Teknik takip, kamera kayıtları ve cep telefonu gibi teknik vasıtalar suçun ve suçlunun ortaya çıkmasındaki araştırmanın çabuklaştırılmasına vesile olduğu için dava zamanaşamı problemi kısmende olsa suç mağdurlarının daha az adalet kaygısı ile karşılaşmalarını temin etmiştir. Artık davalar daha az dava zamanaşımına uğruyor. Davalarda tebligat sürecinin hızlandırılması, yakalama müessesesinin çoğu zaman savunma alındıktan sonra serbest bırakılma sonucuna bağlanması ceza davalarının daha çabuk sonucu bağlanmasını sağlamıştır.  

Ceza zamanaşımı mevzuunda devlet kendisine düşen görevi yerine getirmiş, suç ve suçluyu ortaya çıkarmış, yargılama bitirmiş, suçun failinin cezalandırılmasına karar verildikten sonra dosya Yargıtay Ceza Dairelerinin onayından geçmiştir. Dava ceza vermekle bitmiyor birde verilen cezanın infaz edilmesi lazım. Görev yine devlete düşüyor. Devlet, yargı organı vasıtası ile vermiş olduğu cezayı infaz edecek. Hakkında kesinleşmiş hapis cezası verilmiş olan kişiyi yakalayacak. Yargının ceza vermekle görevini tamamlanış oluyor. Yürütmenin bence en önemli organı olan kolluk (polis/jandarma) cezanın infazı için mahkumu yakalaması gerekiyor. Yoksa verilen karar bir kağıt parçasına dönüşüyor. 

Neden ceza dava zamanaşımı? Devlet vatandaşını yakalayamamakta kusurlu olmayabilir ama her zaman gerekli özeni göstermiş midir?  

Bu sorunun cevabı sübjektiftir. 

Kamu vicdanın ağır bir şekilde zedelendiği bazı davalarda kolluk suç ve suçlunun ortaya çıkması için inanılmaz özen gösterir, evrakı adliyeye sevk eder, yargı süratle karar verir, karar onanır, yakalama kararı çıkar ve sanık yakalanarak derhal cezaevine konur. Peki her dosya bu süreç işletiliyor mu? 

Özellikle devletin taraf olduğu davalarda bu sürecin hızlı işlediğini görüyoruz. Ancak devletin taraf olmadığı gerçek kişiler arasında ceza davaların işlediğini her zaman göremiyoruz. Adam öldürme suçlarında mahkumun elini kolunu sallayarak sokakta dolaşıp maktulün yakınları ile karşı karşıya kaldığında kamu vicdanı ağır olarak zedeleniyor. Kaçak statüsündeki kişiye karşı eylem gerçekleştiği zaman kişilerin adaleti ön plana çıkarsa kamu düzeni bozuluyor. 

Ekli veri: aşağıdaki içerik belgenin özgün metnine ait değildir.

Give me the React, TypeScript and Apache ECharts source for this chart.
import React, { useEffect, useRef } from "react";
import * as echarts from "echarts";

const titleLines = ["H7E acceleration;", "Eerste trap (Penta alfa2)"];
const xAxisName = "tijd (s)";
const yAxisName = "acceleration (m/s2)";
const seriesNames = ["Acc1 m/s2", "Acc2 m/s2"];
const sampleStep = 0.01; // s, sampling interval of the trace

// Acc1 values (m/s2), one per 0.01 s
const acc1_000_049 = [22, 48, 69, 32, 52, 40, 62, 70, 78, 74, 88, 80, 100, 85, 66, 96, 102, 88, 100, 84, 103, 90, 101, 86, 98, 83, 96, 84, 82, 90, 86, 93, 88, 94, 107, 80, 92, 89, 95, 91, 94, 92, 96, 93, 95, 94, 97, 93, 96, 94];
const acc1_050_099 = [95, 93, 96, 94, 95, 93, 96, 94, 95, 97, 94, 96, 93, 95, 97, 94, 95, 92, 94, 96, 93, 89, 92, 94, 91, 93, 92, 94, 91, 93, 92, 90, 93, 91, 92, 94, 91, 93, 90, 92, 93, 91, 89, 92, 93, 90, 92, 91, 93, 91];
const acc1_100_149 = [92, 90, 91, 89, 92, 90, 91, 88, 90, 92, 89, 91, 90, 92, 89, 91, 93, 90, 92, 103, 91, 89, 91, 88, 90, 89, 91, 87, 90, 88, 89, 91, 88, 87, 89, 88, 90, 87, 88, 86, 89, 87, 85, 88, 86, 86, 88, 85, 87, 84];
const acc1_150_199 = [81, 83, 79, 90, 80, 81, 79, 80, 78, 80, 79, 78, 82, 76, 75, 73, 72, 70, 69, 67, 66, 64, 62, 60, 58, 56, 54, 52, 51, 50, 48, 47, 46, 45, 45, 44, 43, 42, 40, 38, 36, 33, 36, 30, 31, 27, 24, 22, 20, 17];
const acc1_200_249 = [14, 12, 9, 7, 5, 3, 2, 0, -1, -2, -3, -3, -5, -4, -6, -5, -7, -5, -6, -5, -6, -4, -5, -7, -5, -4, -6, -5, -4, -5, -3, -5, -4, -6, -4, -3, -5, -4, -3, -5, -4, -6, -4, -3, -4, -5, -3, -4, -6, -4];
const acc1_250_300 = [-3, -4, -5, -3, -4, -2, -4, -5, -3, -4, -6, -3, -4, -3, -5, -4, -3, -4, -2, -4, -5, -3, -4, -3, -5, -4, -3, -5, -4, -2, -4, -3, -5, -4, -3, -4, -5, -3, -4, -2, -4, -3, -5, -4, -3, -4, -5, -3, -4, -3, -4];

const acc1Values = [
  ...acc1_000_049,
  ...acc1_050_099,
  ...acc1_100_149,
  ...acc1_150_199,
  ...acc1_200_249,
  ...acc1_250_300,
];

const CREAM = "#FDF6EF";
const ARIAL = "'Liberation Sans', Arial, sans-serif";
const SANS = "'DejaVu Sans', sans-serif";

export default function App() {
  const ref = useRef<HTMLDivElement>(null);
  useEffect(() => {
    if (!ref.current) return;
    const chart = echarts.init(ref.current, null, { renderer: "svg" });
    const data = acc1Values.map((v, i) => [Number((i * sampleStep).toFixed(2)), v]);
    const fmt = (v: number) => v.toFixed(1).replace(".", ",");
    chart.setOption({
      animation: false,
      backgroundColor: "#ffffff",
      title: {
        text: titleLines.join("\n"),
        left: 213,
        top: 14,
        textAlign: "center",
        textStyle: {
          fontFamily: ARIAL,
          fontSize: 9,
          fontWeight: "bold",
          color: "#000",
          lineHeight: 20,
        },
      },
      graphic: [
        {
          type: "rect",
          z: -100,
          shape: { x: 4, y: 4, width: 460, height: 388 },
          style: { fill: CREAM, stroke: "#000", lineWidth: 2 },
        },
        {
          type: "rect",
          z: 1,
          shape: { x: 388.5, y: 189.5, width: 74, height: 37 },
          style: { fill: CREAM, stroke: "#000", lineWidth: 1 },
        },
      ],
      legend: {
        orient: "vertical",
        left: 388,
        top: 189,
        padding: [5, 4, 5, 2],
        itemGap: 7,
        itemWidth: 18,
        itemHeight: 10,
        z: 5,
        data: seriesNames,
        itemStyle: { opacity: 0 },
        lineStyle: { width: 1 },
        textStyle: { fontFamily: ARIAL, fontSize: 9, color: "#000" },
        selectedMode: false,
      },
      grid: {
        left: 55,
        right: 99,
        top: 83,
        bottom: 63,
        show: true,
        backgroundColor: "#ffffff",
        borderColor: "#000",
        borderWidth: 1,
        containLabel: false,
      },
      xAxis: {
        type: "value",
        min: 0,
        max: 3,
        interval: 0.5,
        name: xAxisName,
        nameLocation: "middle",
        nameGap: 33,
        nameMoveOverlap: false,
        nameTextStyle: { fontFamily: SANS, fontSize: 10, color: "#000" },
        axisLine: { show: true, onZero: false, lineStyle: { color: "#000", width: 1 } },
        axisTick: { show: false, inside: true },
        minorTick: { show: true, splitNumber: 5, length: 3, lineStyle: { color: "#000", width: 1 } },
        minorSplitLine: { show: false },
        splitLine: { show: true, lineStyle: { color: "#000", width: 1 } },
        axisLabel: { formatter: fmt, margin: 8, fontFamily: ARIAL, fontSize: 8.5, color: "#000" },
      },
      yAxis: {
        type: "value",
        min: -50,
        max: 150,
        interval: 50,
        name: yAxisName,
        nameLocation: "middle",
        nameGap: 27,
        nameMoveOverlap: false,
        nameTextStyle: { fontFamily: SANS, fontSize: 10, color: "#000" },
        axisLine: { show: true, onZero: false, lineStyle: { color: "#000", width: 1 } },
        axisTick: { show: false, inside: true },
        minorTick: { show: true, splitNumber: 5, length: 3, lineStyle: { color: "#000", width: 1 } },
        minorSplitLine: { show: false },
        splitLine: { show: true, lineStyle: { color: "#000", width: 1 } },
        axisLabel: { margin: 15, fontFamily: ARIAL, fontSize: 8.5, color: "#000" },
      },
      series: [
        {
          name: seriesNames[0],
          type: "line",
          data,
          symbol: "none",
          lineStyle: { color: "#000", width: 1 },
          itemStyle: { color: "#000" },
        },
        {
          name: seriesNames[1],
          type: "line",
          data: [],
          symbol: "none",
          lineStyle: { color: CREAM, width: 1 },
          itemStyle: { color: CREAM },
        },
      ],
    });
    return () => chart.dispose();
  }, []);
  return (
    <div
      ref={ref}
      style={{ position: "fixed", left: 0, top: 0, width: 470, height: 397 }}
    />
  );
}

Siyasi cinayetlerdeki ceza zamanaşımına ilişkin karşılaşılan örnekler ile sık sık karşılaşıyoruz. Çoğunluğu sosyo-kültürel sebeplerden kaynaklı terör odaklı bu saldırılarda ülkemiz sayısız evladını kaybetti.  Yetişmesi yıllar alan vatan evladı canında oluyor, birileri yargılanıyor, ceza alıyor, karar kesinleşiyor ama bu kişiler yakalanamıyor. Normal bir adam öldürme olayında kamusal düzen bozulmakla beraber ölüm olayı akraba, komşu gibi sınırlı sayıdaki insanı etkiliyor. Siyasi cinayetlerde ise toplamsal barış etkileniyor, toplumsal infial yaşanıyor, failler bir şekilde tutuksuz yargılanıp firar etmişler ise kesinleşen mahkumiyet kararından sonra bulunamıyorlar. Toplum psikolojisi bozuluyor. Kamusal niteliği ağır basan siyasi cinayetler ile terör olaylarında görece ayrımcılıkla sanıklar hakkında daha uzun bir zamanaşımının belirlenmesi gerektiği kanaatindeyim.